By Rosa Elena Torres | We sit down for a chat with Jo Ramirez, a respected author and ex-employee of several sports car racing teams. From 1984 to 2001 he was coordinator of the McLaren Formula 1 team, and he finally published his life story in 2005, to the interest of many Formula 1 fans, called “Jo Ramirez: Memoirs of a racing man”.
What was the atmosphere like in Mexico during the Formula 1 Grand Prix?
We spent 23 years without the Mexican Grand Prix, so people couldn’t wait for the race start. I think there is a certain community passion for racing in Mexico.
The fact that we have a Mexican driver competing and two Mexican drivers for next year is something that gives shivers to the local public. It was fantastic when they reopened the Autodromo, I was amazed how many people actually were there, and every single media outlet in the country was there.
One of my best memories about the Mexican Gran Prix is from 1988, when we (McLaren) were first and second with (Alain) Prost and (Ayrton) Senna. During the races in the ‘80s and ‘90s, all local journalists wanted to talk to me. We didn’t even have a Mexican driver then, but Mexico kind of adopted McLaren as a home team because of me.
What’s your take on the new Formula 1 destinations of 2016 and 2017?
There are too many Grands Prix, in my opinion. I’d like to see less races overall yet more of them back in Europe, and also in countries where there is culture for high-end automobile racing and where F1 Grands Prix have been taking place for a long time.
As for Baku, to be honest, I didn’t read very much into it. I’d rather see the French Grand Prix or the South African Grand Prix. We as a global motorsport community have been involved with the sport for decades and we still love it, so it would be fantastic to keep the races going in countries that have the same love too.
How do you see the sport developing in Europe?
It seems to me that the sport is going away from Europe and we’d rather keep it there. We should also keep it in Europe because it’s where we have all the know-how. I don’t like to sound negative, but we have tried Korea and India and they didn’t last long, so then we had the same question arise again – “why did we come here in the first place”?
How is Formula 1 doing in the Americas? What could we all do to make it more popular there?
The answer is very simple. We have to invest more in the driving talents from the Americas.
Do you think the sport is competitive enough? What’s different in terms of driving talent, compared to, for example, the 1980s?
The sport has become very problematic and you need a crazy amount of money to be able to run a team. Also the cars are too easy to drive, even considering that such racing has become too technical. When you have 17-year-old drivers being very competitive on the Formula 1 track, it shows that something is wrong. Additionally, there are too many rules and too many penalisations. If you change something in the car, you’ll loose 5 or 10 places. I mean, it’s so weird. The public definitely doesn’t understand it all.

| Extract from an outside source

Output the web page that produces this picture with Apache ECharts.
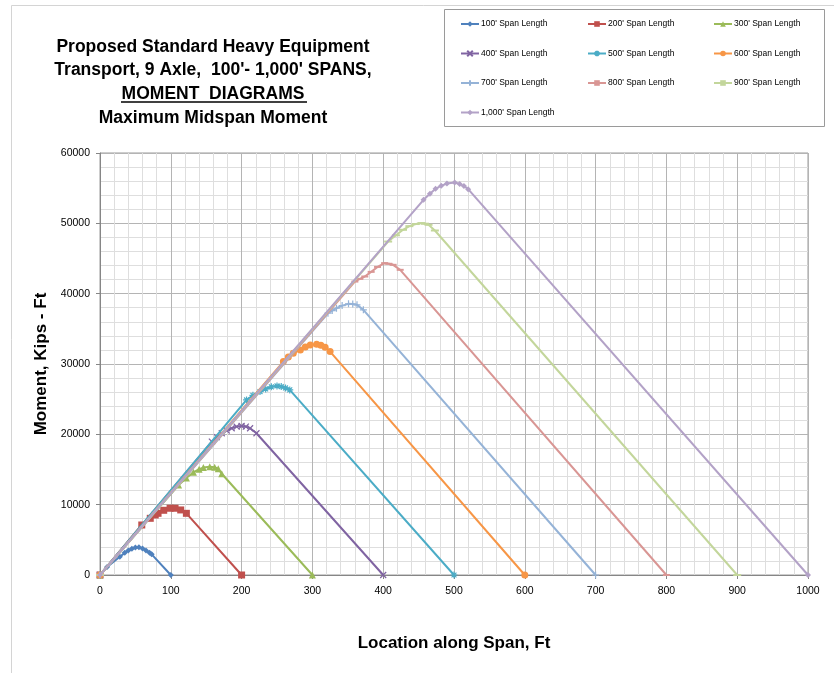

One more sad thing for me is that there are no small teams left. And even if there were, they wouldn’t have a lot of options. Next year we’ll have Haas F1 coming from a huge country, and they seem to be well-prepared, but even a team like that has only a few engine choices. And how can we have more engines available? How do we possibly make Porsche or Audi or Toyota join the sport? There’s no way, they are not even considering this option.
And then there’s the sporting side of the circus. A simple racing accident doesn’t exist anymore. When the guy behind tries to pass the guy in front of him and the guy in front doesn’t want to get passed by the guy behind, eventually there’s going to be some sort of a crash. If there is a crash, there HAS to be a culprit and they HAVE to penalise somebody. It’s quite silly, in my humble opinion. Look, that’s the name of the game – there are always going to be a racing accidents! However, now you get a penalty or something, you have points added to your license like on the streets for any regular conflict. I think we have forgotten what this sport is about.
How do you see the racing world outside Formula 1 – Formula E, Indy and F1 feeder series?
Recent years have seen a lot of categories in the sport, and there can’t possibly be enough money for all of them. If you don’t have a championship that is being covered by a good TV network, you are basically lost, because your product is never going to succeed – it needs the media.
Formula E is the baby of Jean Todd and Alejandro Agag – I have only seen one race on television and, I must say, it was the strangest thing that I ever saw in my life. However, it seems to be a complete success. Unfortunately, the tracks are very narrow, the cars are ugly and they sound terrible…
Finally, how about the second edition of your book?
Well, the book was published 10 years ago and in the last 3-4 years nobody could even find it. We had to launch this second edition and the publishers asked me to do a couple more chapters, showing the world that there actually is life after Formula 1 and talking a little bit about the changes in the business of motorsports.
At least interested people can buy it now, and it is quite a success in Latin America, of which I’m very proud of.